Easy Breakfast Casserole
Ingredients
1 pound ground pork (minced pork)
1 medium yellow onion
10 medium eggs
¼ cup milk
1 cup cheddar cheese - shredded- 32 ounces hash browns
Instructions
- Preheat oven to 350 degrees Fahrenheit.
- Brown the ground pork in a pan.
- Cook the onions for about 2 to 3 minutes in the same pan.
- Whisk the eggs and milk in a bowl.
- Prepare the baking dish and spray it with cooking spray.
- Add the frozen hash browns to the prepared baking dish.
- Layer the pork onion mixture on top of the hash browns.
- Pour the egg mixture over the sausage onion mixture.
- Cover the top of the mixture with cheese.
- Cover with tin foil and cook for 45 minutes. Then remove the tin foil and cook for another 10 minutes.
- You know it is done when the sides of the casserole are slightly brown, and the cheese is melting and bubbly.
Nutrition
Frequently asked questions
Do I have to thaw the hash browns before using them?

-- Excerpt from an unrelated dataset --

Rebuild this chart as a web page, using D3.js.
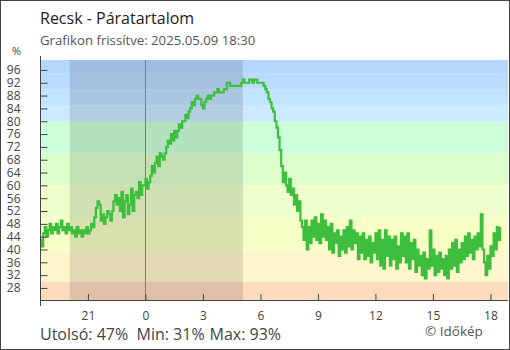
<!DOCTYPE html>
<html>
<head>
<meta charset="utf-8">
<script src="https://cdn.jsdelivr.net/npm/d3@7.9.0/dist/d3.min.js"></script>
<style>
  body { margin: 0; background: #fff; }
  svg { display: block; font-family: "Open Sans", sans-serif; }
</style>
</head>
<body>
<svg id="chart" width="510" height="350"></svg>
<script>
const title = "Recsk - Páratartalom";
const subtitle = "Grafikon frissítve: 2025.05.09 18:30";
const credit = "© Időkép";

// 5-minute readings starting 2025-05-08 18:30, one row per hour
const startTime = Date.UTC(2025, 4, 8, 18, 30);
const stepMinutes = 5;
const humidity = [
  43, 41, 45, 47, 44, 46, 48, 45, 47, 46, 48, 45,
  47, 49, 46, 47, 45, 48, 46, 47, 45, 46, 44, 47,
  45, 46, 44, 46, 45, 47, 45, 46, 48, 47, 50, 53,
  55, 54, 49, 51, 48, 50, 52, 51, 49, 52, 55, 57,
  54, 56, 52, 58, 50, 55, 57, 51, 54, 59, 52, 57,
  58, 56, 61, 57, 60, 60, 62, 59, 61, 63, 66, 64,
  67, 69, 66, 70, 69, 68, 70, 72, 74, 73, 76, 74,
  77, 75, 77, 79, 78, 80, 80, 82, 81, 83, 84, 86,
  85, 87, 88, 87, 87, 85, 84, 86, 87, 88, 87, 88,
  88, 89, 89, 90, 89, 89, 89, 90, 90, 92, 92, 91,
  91, 91, 91, 91, 91, 91, 92, 93, 92, 92, 92, 93,
  93, 92, 93, 93, 92, 92, 92, 92, 91, 90, 89, 87,
  86, 84, 83, 80, 78, 75, 71, 66, 61, 64, 60, 58,
  62, 57, 59, 54, 57, 52, 55, 49, 47, 43, 49, 40,
  47, 42, 49, 44, 50, 43, 48, 42, 51, 44, 49, 43,
  47, 40, 48, 39, 45, 42, 46, 38, 44, 40, 46, 39,
  47, 41, 49, 40, 46, 42, 45, 37, 44, 39, 45, 37,
  43, 38, 44, 36, 42, 39, 45, 37, 46, 35, 43, 34,
  46, 38, 44, 35, 43, 37, 44, 34, 41, 36, 45, 38,
  44, 36, 45, 34, 42, 37, 43, 33, 40, 35, 38, 32,
  39, 31, 37, 34, 46, 35, 40, 32, 38, 33, 39, 34,
  37, 32, 38, 31, 40, 34, 42, 35, 43, 33, 40, 36,
  42, 37, 44, 38, 45, 39, 43, 37, 44, 40, 45, 41,
  51, 40, 36, 32, 38, 34, 41, 38, 45, 40, 47, 43,
  47
];

const yTicks = d3.range(28, 97, 4);
const bandEdges = [0, 30, 40, 50, 60, 70, 80, 85, 90, 95, 100];
const bandColors = ["#fddcbd", "#fff7cc", "#f6ffc6", "#eeffcc", "#ddffcc",
                    "#ccffd9", "#cbe9ff", "#c2e3ff", "#b9dcff", "#b3d7ff"];
const nightStart = Date.UTC(2025, 4, 8, 20, 3);
const nightEnd = Date.UTC(2025, 4, 9, 5, 5);
const midnight = Date.UTC(2025, 4, 9, 0, 0);
const endTime = Date.UTC(2025, 4, 9, 18, 55);

const data = humidity.map((v, i) => ({ t: new Date(startTime + i * stepMinutes * 60000), v: v }));

const svg = d3.select("#chart");
const plotLeft = 40, plotRight = 508, plotTop = 60, plotBottom = 300;

const x = d3.scaleUtc().domain([new Date(startTime), new Date(endTime)]).range([plotLeft, plotRight]);
const y = d3.scaleLinear().domain([24.25, 99.1]).range([plotBottom, plotTop]);

// colour bands
const [yLo, yHi] = y.domain();
svg.append("g")
  .selectAll("rect")
  .data(bandColors)
  .enter()
  .append("rect")
  .attr("x", plotLeft)
  .attr("width", plotRight - plotLeft)
  .attr("y", (_, i) => y(Math.min(bandEdges[i + 1], yHi)))
  .attr("height", (_, i) => y(Math.max(bandEdges[i], yLo)) - y(Math.min(bandEdges[i + 1], yHi)))
  .attr("fill", d => d);

// night shading
svg.append("rect")
  .attr("x", x(nightStart))
  .attr("width", x(nightEnd) - x(nightStart))
  .attr("y", plotTop)
  .attr("height", plotBottom - plotTop)
  .attr("fill", "rgba(0,0,0,0.12)");

// midnight marker
svg.append("line")
  .attr("x1", Math.round(x(midnight)) + 0.5)
  .attr("x2", Math.round(x(midnight)) + 0.5)
  .attr("y1", plotTop)
  .attr("y2", plotBottom)
  .attr("stroke", "#3a8fc6")
  .attr("stroke-width", 1);

// humidity line
const line = d3.line()
  .x(d => x(d.t))
  .y(d => y(d.v))
  .curve(d3.curveStepAfter);

svg.append("path")
  .datum(data)
  .attr("d", line)
  .attr("fill", "none")
  .attr("stroke", "#3dbf3d")
  .attr("stroke-width", 2.2);

// x axis
const xAxis = svg.append("g")
  .attr("transform", `translate(0,${plotBottom})`)
  .call(d3.axisBottom(x)
    .ticks(d3.utcHour.every(3))
    .tickFormat(d3.utcFormat("%-H"))
    .tickSizeInner(-6)
    .tickSizeOuter(0)
    .tickPadding(11.5));
xAxis.select(".domain").remove();
xAxis.selectAll(".tick line").attr("stroke", "#444");
xAxis.selectAll("text").attr("fill", "#444").style("font-size", "12px").style("font-family", "Open Sans");

svg.append("line")
  .attr("x1", plotLeft).attr("x2", plotRight)
  .attr("y1", plotBottom + 0.5).attr("y2", plotBottom + 0.5)
  .attr("stroke", "#444");

// y axis
const yAxis = svg.append("g")
  .attr("transform", `translate(${plotLeft + 0.5},0)`)
  .call(d3.axisLeft(y)
    .tickValues(yTicks)
    .tickSizeInner(7)
    .tickSizeOuter(0)
    .tickPadding(13));
yAxis.select(".domain").remove();
yAxis.selectAll(".tick line").attr("x2", 7).attr("stroke", "#444");
yAxis.selectAll("text").attr("fill", "#444").style("font-size", "12px").style("font-family", "Open Sans");

svg.append("line")
  .attr("x1", plotLeft + 0.5).attr("x2", plotLeft + 0.5)
  .attr("y1", plotTop - 4).attr("y2", plotBottom + 6)
  .attr("stroke", "#444");

svg.append("text")
  .attr("x", 12).attr("y", 55)
  .attr("fill", "#444")
  .style("font-size", "11px")
  .text("%");

// titles
svg.append("text")
  .attr("x", 40).attr("y", 24)
  .attr("fill", "#222")
  .style("font-size", "16px")
  .text(title);

svg.append("text")
  .attr("x", 40).attr("y", 45)
  .attr("fill", "#555")
  .style("font-size", "13.2px")
  .text(subtitle);

// summary
const stats = [
  { label: "Utolsó: " + humidity[humidity.length - 1] + "%", x: 40 },
  { label: "Min: " + d3.min(humidity) + "%", x: 136.5 },
  { label: "Max: " + d3.max(humidity) + "%", x: 209.5 }
];
svg.append("g")
  .selectAll("text")
  .data(stats)
  .enter()
  .append("text")
  .attr("x", d => d.x)
  .attr("y", 340)
  .attr("fill", "#444")
  .style("font-size", "16px")
  .text(d => d.label);

svg.append("text")
  .attr("x", 425).attr("y", 336)
  .attr("fill", "#555")
  .style("font-size", "13.5px")
  .text(credit);

// frame
svg.append("rect")
  .attr("x", 0.5).attr("y", 0.5)
  .attr("width", 509).attr("height", 349)
  .attr("fill", "none")
  .attr("stroke", "#444");
</script>
</body>
</html>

No — frozen hash browns go straight into the dish. Thawing them first actually makes them harder to spread evenly and can make the bottom layer mushy before it even hits the oven.
How do I know the ground pork is fully cooked before it goes into the casserole?
It should show no pink anywhere and reach 160°F (71°C) on an instant-read thermometer. If you don’t have a thermometer, break a piece open — fully cooked ground pork is uniformly gray-brown throughout, not rosy in the middle.
Can I use a different ground meat instead of pork?
Yes. Ground turkey or chicken work well and need to reach 165°F (74°C) when you brown them before assembling. Ground beef works too and needs to hit 160°F (71°C) — the flavor will be slightly richer and less mild than pork.
My eggs and milk are already whisked together — how long can they sit before I need to use them?
Use the mixture within 30 minutes if it’s sitting at room temperature, or cover and refrigerate it for up to overnight if you’re prepping ahead. Don’t leave a raw egg mixture out on the counter while you do other things.
The recipe says to spray the baking dish — does that really matter?
Yes, it matters a lot for cleanup. Without it, the egg and cheese bond to the dish and require serious scrubbing. A thorough coat of cooking spray, especially up the sides, means the casserole lifts out cleanly in slices.